Had he been a middle school teacher, Thomas More might have quipped, "An absolutely new idea is one of the rarest things known to man...and adolescent writers." There is no way around it. Students stare at blank paper.
Knowing what to write can feel impossible when our goal is to write something perfectly. When young writers grope for the perfect idea, few come.
This weekend, as I finished Originals: How Non-Conformists Move the World, I picked up my pencils to sketch the enduring ideas from the book. Adam Grant shares research by Dean Simonton "the most prolific people not only have the highest originality; they also generate their most original output during the periods in which they produce the largest volume (37)." It makes sense. We learn that of Thomas Edison's 1,093 patents only five or six stuck. Although Grant and Simonton are referencing giants in their fields (Shakespeare, Edison, Beethoven, et al.), I see these findings at play in the middle school classroom.
While Grant writes more towards commerce and industry, I can't help but see my struggling adolescent writers in this line: "Many people fail to achieve originality because they generate few ideas and then obsess about refining them to perfection (37)." In my world, "originality" means the generation of ideas--arguably the most important skill we can teach young writers. Yet, my eyes return to "obsess about them refining them to perfection." How often this type of academic freeze-up infiltrates our young writers! Doubt erases more words than...well, erasers.

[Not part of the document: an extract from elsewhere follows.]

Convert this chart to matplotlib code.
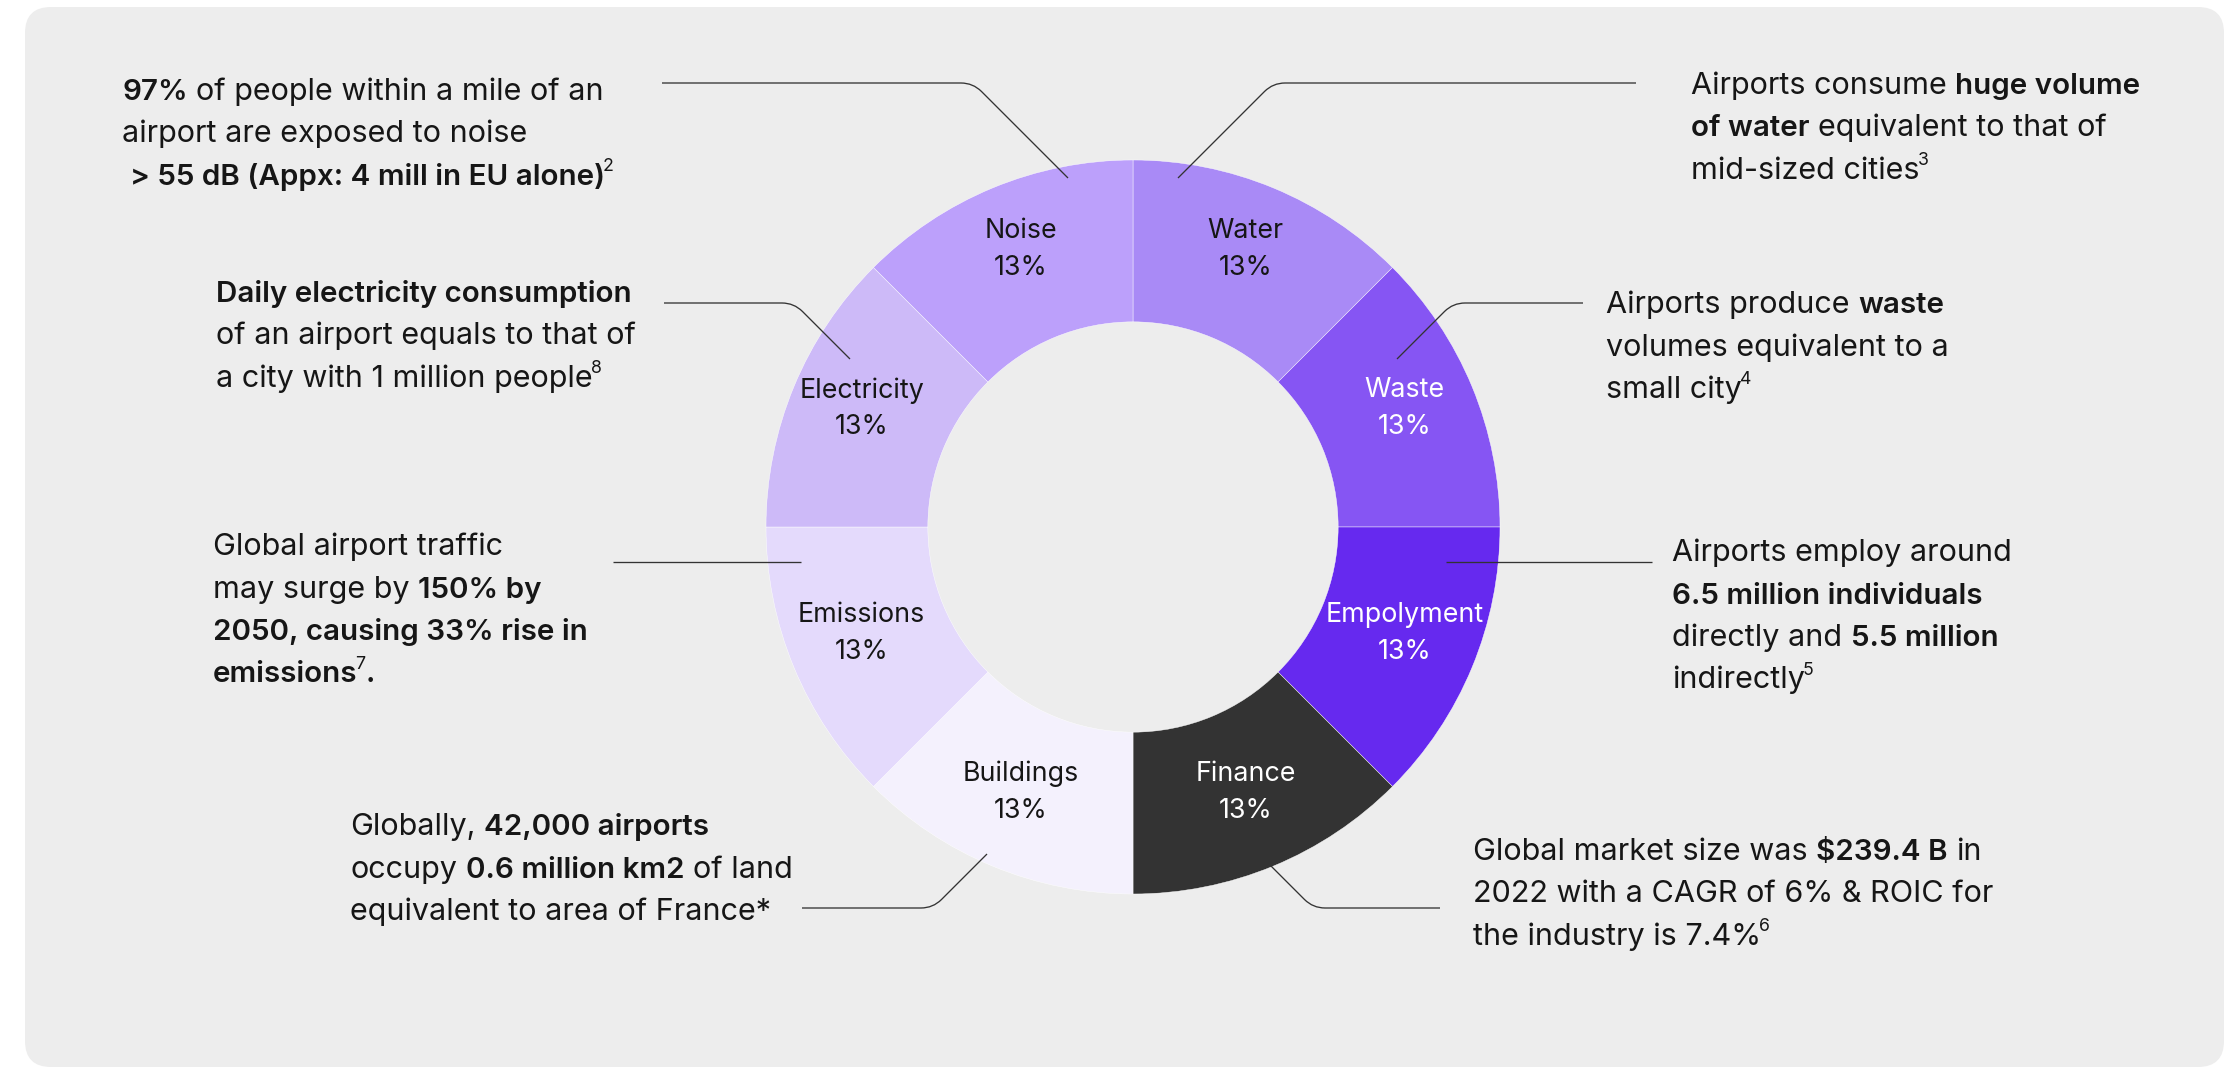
import matplotlib
matplotlib.use("Agg")
import matplotlib.pyplot as plt
from matplotlib.patches import FancyBboxPatch, PathPatch
from matplotlib.path import Path
import math

# ---------------- data ----------------
categories = ["Water", "Waste", "Empolyment", "Finance",
              "Buildings", "Emissions", "Electricity", "Noise"]
values = [1, 1, 1, 1, 1, 1, 1, 1]

# annotation texts: list of lines, each line a list of (text, style) segments
# style: R = regular, B = bold, S = superscript
note_water = [[("Airports consume ", "R"), ("huge volume", "B")],
              [("of water", "B"), (" equivalent to that of", "R")],
              [("mid-sized cities", "R"), ("3", "S")]]
note_waste = [[("Airports produce ", "R"), ("waste", "B")],
              [("volumes equivalent to a", "R")],
              [("small city", "R"), ("4", "S")]]
note_employment = [[("Airports employ around", "R")],
                   [("6.5 million individuals", "B")],
                   [("directly and ", "R"), ("5.5 million", "B")],
                   [("indirectly", "R"), ("5", "S")]]
note_finance = [[("Global market size was ", "R"), ("$239.4 B", "B"), (" in", "R")],
                [("2022 with a CAGR of 6% & ROIC for", "R")],
                [("the industry is 7.4%", "R"), ("6", "S")]]
note_buildings = [[("Globally, ", "R"), ("42,000 airports", "B")],
                  [("occupy ", "R"), ("0.6 million km2", "B"), (" of land", "R")],
                  [("equivalent to area of France*", "R")]]
note_emissions = [[("Global airport traffic", "R")],
                  [("may surge by ", "R"), ("150% by", "B")],
                  [("2050, causing 33% rise in", "B")],
                  [("emissions", "B"), ("7", "S"), (".", "B")]]
note_electricity = [[("Daily electricity consumption", "B")],
                    [("of an airport equals to that of", "R")],
                    [("a city with 1 million people", "R"), ("8", "S")]]
note_noise = [[("97%", "B"), (" of people within a mile of an", "R")],
              [("airport are exposed to noise", "R")],
              [(" > 55 dB (Appx: 4 mill in EU alone)", "B"), ("2", "S")]]
notes = [note_water, note_waste, note_employment, note_finance,
         note_buildings, note_emissions, note_electricity, note_noise]

# ---------------- styles / layout ----------------
W, H = 2233, 1068
slice_colors = ["#a98af6", "#8655f3", "#6629ef", "#333333",
                "#f4f1fd", "#e4dafc", "#cdbaf8", "#bca0fb"]
label_colors = ["#161616", "#ffffff", "#ffffff", "#ffffff",
                "#161616", "#161616", "#161616", "#161616"]
panel_color = "#ededed"
ink = "#161616"
FONT = ["Inter", "DejaVu Sans"]
plt.rcParams["font.family"] = FONT

cx, cy, R = 1133, 527, 367         # donut centre / radius in pixels
ring_width = 0.441
note_size = 22
bold_size = 21.3
label_size = 19.3
line_gap = 42.5

# note anchor: (left x, first baseline y)
note_pos = [(1691, 94), (1606, 313), (1672, 561), (1473, 860),
            (350, 835), (213, 555), (216, 302), (122, 100)]
# leader lines: start inside slice, bend point, end point
leaders = [((1178, 178), (1273, 83), (1636, 83)),
           ((1397, 359), (1453, 303), (1583, 303)),
           ((1446, 562), None, (1652, 562)),
           ((1259, 854), (1313, 908), (1440, 908)),
           ((987, 854), (933, 908), (802, 908)),
           ((801, 562), None, (613, 562)),
           ((850, 359), (794, 303), (664, 303)),
           ((1068, 178), (973, 83), (662, 83))]

fig = plt.figure(figsize=(W / 100, H / 100), dpi=100, facecolor="white")

# background panel
ax_bg = fig.add_axes([0, 0, 1, 1])
ax_bg.set_xlim(0, W); ax_bg.set_ylim(H, 0); ax_bg.axis("off")
ax_bg.add_patch(FancyBboxPatch((25, 7), 2199, 1060,
                               boxstyle="round,pad=0,rounding_size=26",
                               facecolor=panel_color, edgecolor="none"))

# donut
ax_pie = fig.add_axes([(cx - R) / W, (H - cy - R) / H, 2 * R / W, 2 * R / H])
wedges, _ = ax_pie.pie(values, colors=slice_colors, startangle=90,
                       counterclock=False, radius=1,
                       wedgeprops=dict(width=ring_width, edgecolor="#ffffff",
                                       linewidth=0.3))
ax_pie.set_xlim(-1, 1); ax_pie.set_ylim(-1, 1); ax_pie.set_aspect("auto")
ax_pie.axis("off")

total = sum(values)
r_lab = 0.80
for w, name, v, lc in zip(wedges, categories, values, label_colors):
    mid = math.radians((w.theta1 + w.theta2) / 2)
    x, y = r_lab * math.cos(mid), r_lab * math.sin(mid)
    pct = f"{int(v / total * 100 + 0.5)}%"
    ax_pie.annotate(name, (x, y), xytext=(0, 17.5), textcoords="offset points",
                    ha="center", va="center", fontsize=label_size, color=lc)
    ax_pie.annotate(pct, (x, y), xytext=(0, -9), textcoords="offset points",
                    ha="center", va="center", fontsize=label_size, color=lc)

# overlay for notes and leader lines
ax0 = fig.add_axes([0, 0, 1, 1], facecolor="none")
ax0.set_xlim(0, W); ax0.set_ylim(H, 0); ax0.axis("off")
renderer = fig.canvas.get_renderer()


def text_w(s, **kw):
    t = ax0.text(0, 0, s, **kw)
    bb = t.get_window_extent(renderer)
    t.remove()
    return bb.width


styles = {"R": dict(fontsize=note_size, fontweight="normal"),
          "B": dict(fontsize=bold_size, fontweight="semibold"),
          "S": dict(fontsize=note_size * 0.58, fontweight="normal")}
space_w = {k: text_w("a a", **st) - text_w("aa", **st) for k, st in styles.items()}

for lines, (x0, y0) in zip(notes, note_pos):
    for i, line in enumerate(lines):
        x = x0
        yb = y0 + i * line_gap
        for seg, st in line:
            lead = len(seg) - len(seg.lstrip(" "))
            trail = len(seg) - len(seg.rstrip(" "))
            core = seg.strip(" ")
            x += lead * space_w[st]
            if st == "S":
                x -= 2
            y = yb - (0.45 * note_size * 100 / 72 if st == "S" else 0)
            ax0.text(x, y, core, ha="left", va="baseline", color=ink, **styles[st])
            x += text_w(core, **styles[st])
            x += trail * space_w[st]

# leader lines with rounded corner
rc = 12


def toward(a, b, d):
    dx, dy = b[0] - a[0], b[1] - a[1]
    L = math.hypot(dx, dy)
    return (a[0] + dx / L * d, a[1] + dy / L * d)


for p0, p1, p2 in leaders:
    if p1 is None:
        verts = [p0, p2]
        codes = [Path.MOVETO, Path.LINETO]
    else:
        A = toward(p1, p0, rc)
        B = toward(p1, p2, rc)
        verts = [p0, A, p1, B, p2]
        codes = [Path.MOVETO, Path.LINETO, Path.CURVE3, Path.CURVE3, Path.LINETO]
    ax0.add_patch(PathPatch(Path(verts, codes), facecolor="none",
                            edgecolor="#333333", linewidth=0.95))

fig.savefig("out.png", dpi=100, facecolor="white")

This is why we keep writer's notebooks.
This is why everything cannot count for a grade in the ELA classroom.
This is why we cannot possibly read everything written by our students.
This is why we need to model and value the rough work, the generation of lists, the sketches, the unfinished single lines, the returning to ideas scrawled days before....
Yet, if we do not take the time to make our classrooms a studio in the spirit of Picasso (who needed 79 sketches just for Guernica), students never see or experience a model of what this kind of work feels like.
It feels so...reckless to suggest first teaching quantity over quality because it often sounds like we skip the quantity part. But that is what we must do.
Who has the time for quantity? We do. We have that choice.
If students only come to know that the only reason to write is for an evaluation and a score, we compress the writing process to pushing a wisp of blue through a shrinking needle's eye that few kids feel prepared to thread.
Yet, if we know that the best path to quality is quantity, and if we know that our predisposition to form is really only about conforming to the standards of a test (as we try to convince ourselves "no-no, really, this form is really good for them; kids need to learn how to write like this"), and if we know that our students really aren't learning how to generate ideas or make connections on their own, and if we know--deep in our gut--because we value form over evidence of holistic growth, then haven't we taught young writers to do little but to doubt themselves as writers?
Aren't we equipping them with false positives when we hold a singular golden form over smudged reams of cobwebby, incomplete thinking?